Mise en son de « Épreuves du langage » (extrait de Rythmes, Gallimard, 2003)
par bruno cousin
(musiques : Isabelle Duthoit, György Ligeti)
On sait à quel point la poésie est le cœur de l’œuvre d’Andrée Chedid et combien elle a été, du début à la fin de sa longue vie d’écriture, la part sans doute la plus essentielle, celle à laquelle elle revenait sans relâche comme à une nécessité vitale. « La poésie, écrit-elle, procure à l’existence un essor renouvelé, un désir persistant, qui ranime sans cesse l’appétit d’être au monde ». Et de rappeler aussitôt que cet appétit se double d’une énigme qui, grâce à la poésie, peut être scrutée, sondée, interrogée pour s’éprouver dans toute l’étendue de son mystère à travers l’acte de parole lui-même. Avec cette question toujours persistante : « Pourquoi s’acheminer vers un espace qui n’aura jamais lieu ? »
Ce questionnement qui, chez d’autres poètes, pourrait avoir des relents tragiques, n’a pas cette connotation dans le cas d’André Chedid. « Seule la poursuite me mène » affirme-t-elle quelques lignes plus loin (dans l’ouverture de Textes pour un poème et poèmes pour un texte). Seul donc lui importe le mouvement, et ce qu’il exprime du vivant. Ce n’est pas un hasard si la formule de René Char « Aller me suffit » fut pour Andrée Chedid comme une phrase-talisman qu’elle aimait sans cesse rappeler.

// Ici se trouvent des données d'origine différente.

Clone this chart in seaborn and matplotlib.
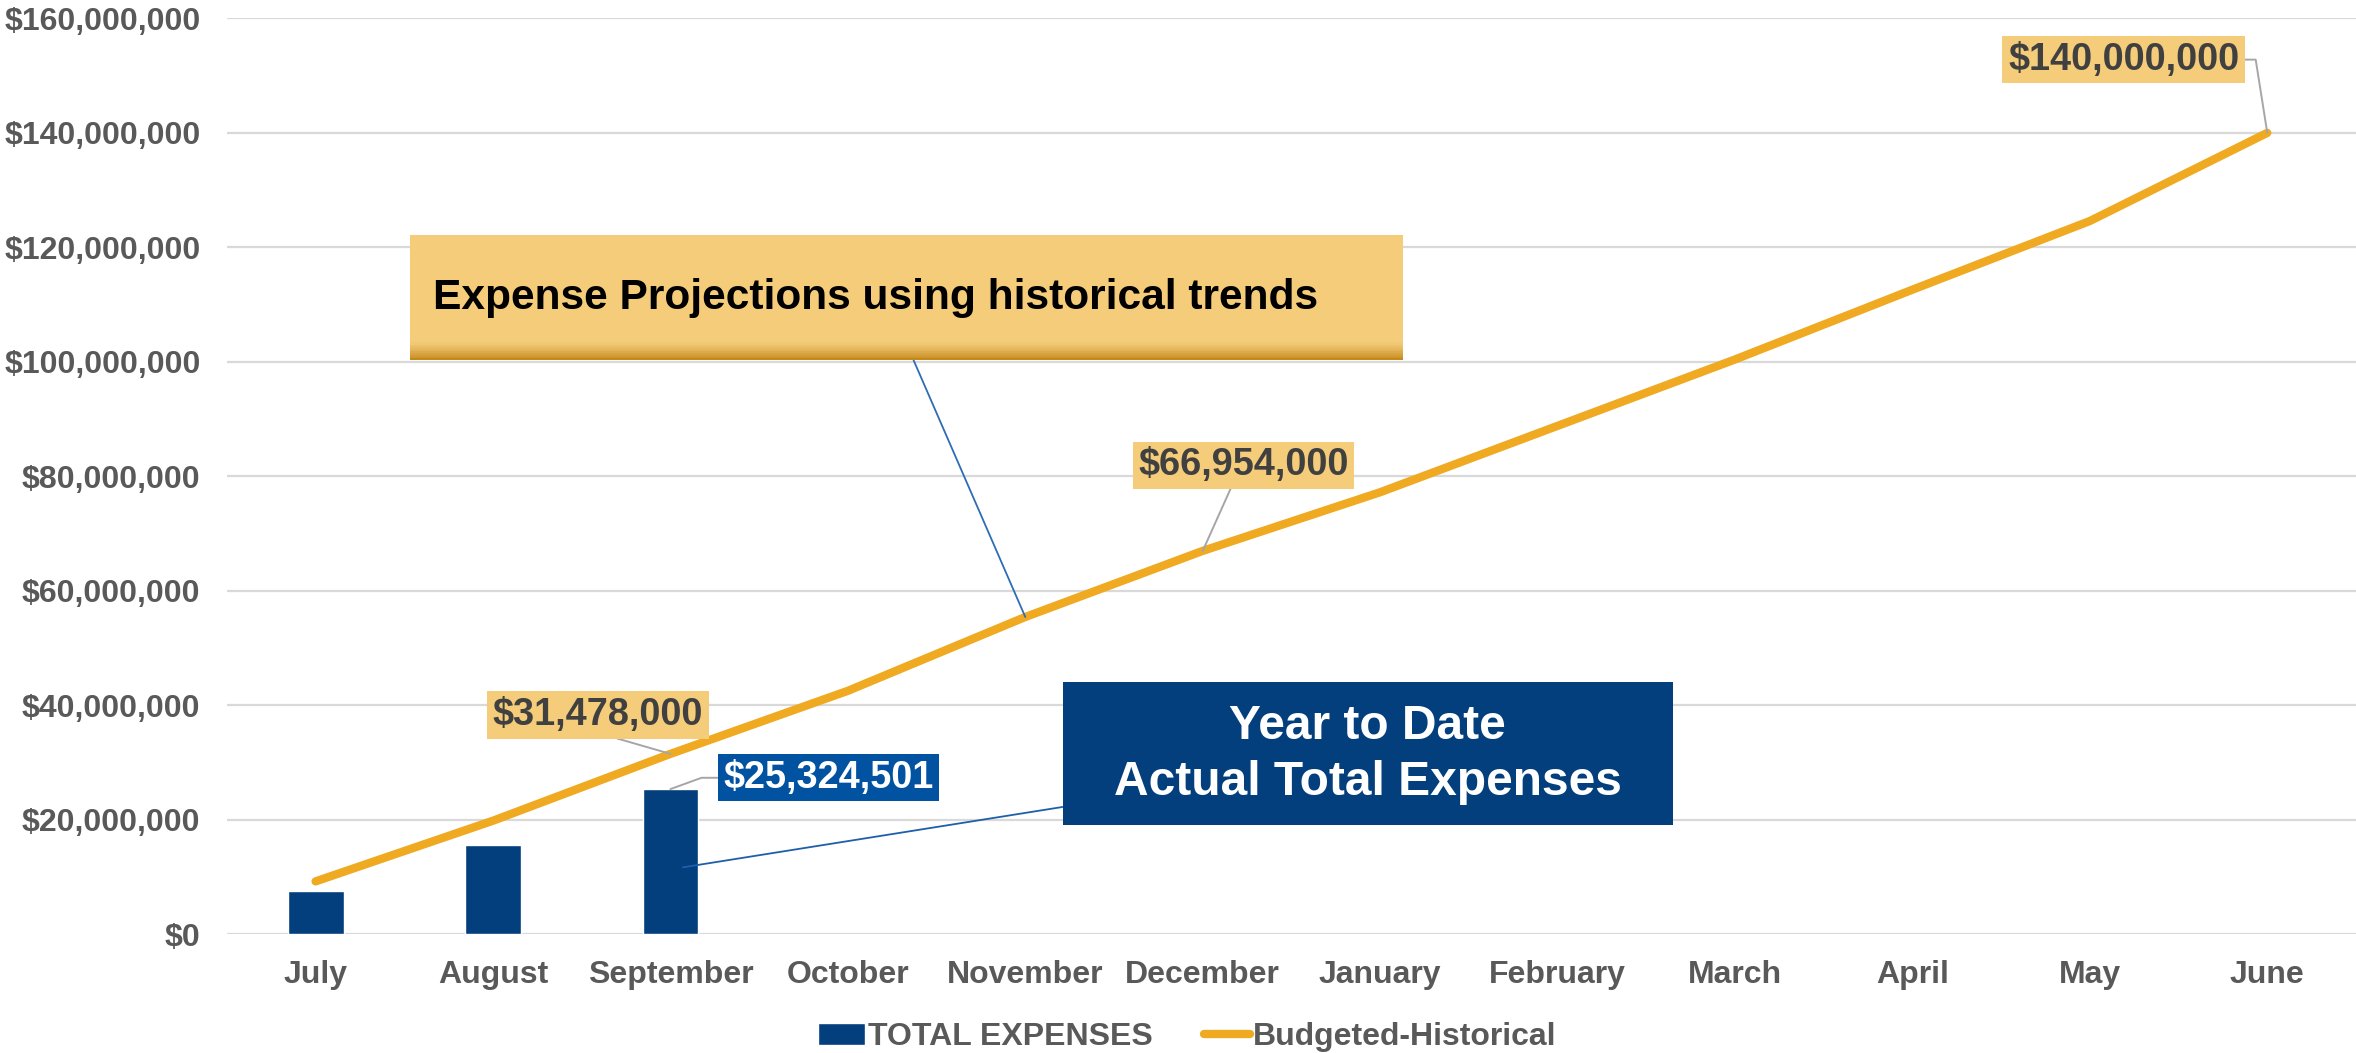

Avec Rythmes, qu’Andrée Chedid publie en 2003 chez Gallimard, (elle a alors plus de 80 ans), c’est bien encore le mouvement et, partant, la Vie qui est célébrée. « La vie en ces milliards de formes […] ici ramenée à ses rythmes essentiels, ceux des arbres et des astres, des aubes et des crépuscules, des battements d’ailes de l’oiseau qui s’élève » (Jean-Pierre Siméon, A. Chedid, La vie en majuscule, 2018).
Tout débuta
Dans l’arythmie
Le chaos
Des vents erratiques
S’emparaient de l’univers
L’intempérie régna
L’indéchiffrable détonation
Fut notre prologue
À l’orée du recueil, c’est un monde (on dirait presque une cosmogonie ou une genèse en miniature) qui se crée progressivement dans la succession des quatorze poèmes qui ouvrent la première section du livre. Là, s’inaugure la naissance progressive du mouvement et de tout ce qui en trace le chemin, en modèle l’empreinte dans l’espace-temps de notre univers : pulsation, battement, répétition. Et rythmes, donc.
Toute vie
Amorça
Le mystère
Tout mystère
Se voilà
De ténèbres
Toute ténèbre
Se chargea
D’espérance
Toute espérance
Fut soumise
à la vie
Mais, en dépit du mystère ici pleinement reconnu et accueilli comme un bien presque sacré, et à mesure que l’on pénètre plus avant dans la lecture du recueil, voici que vient le moment où la question du poème, et, vraiment littéralement, le poème comme question, trouve une fois encore à se dire :
Que veut la Poésie
Qui dit
Sans vraiment dire
Qui dévoie la parole
Et multiplie l’horizon
C’est l’ensemble des cinq poèmes intitulé « Épreuves du langage », inclus dans la section titrée « La source des mots », que j’ai choisi pour la mise en son proposée ci-après.
J’y lis et j’y entends comme un grand geste interrogateur, le poignant crescendo de questions réitérées, obstinément lancées vers l’étrange acte de parole qui a nom poésie, crescendo auxquelles répondent les deux strophes apaisées et toute de consentement du dernier poème.
Cet ensemble m’a semblé puissamment révélateur de la vision singulière dont la poésie d’Andrée Chedid est porteuse et à laquelle j’ai voulu rendre hommage.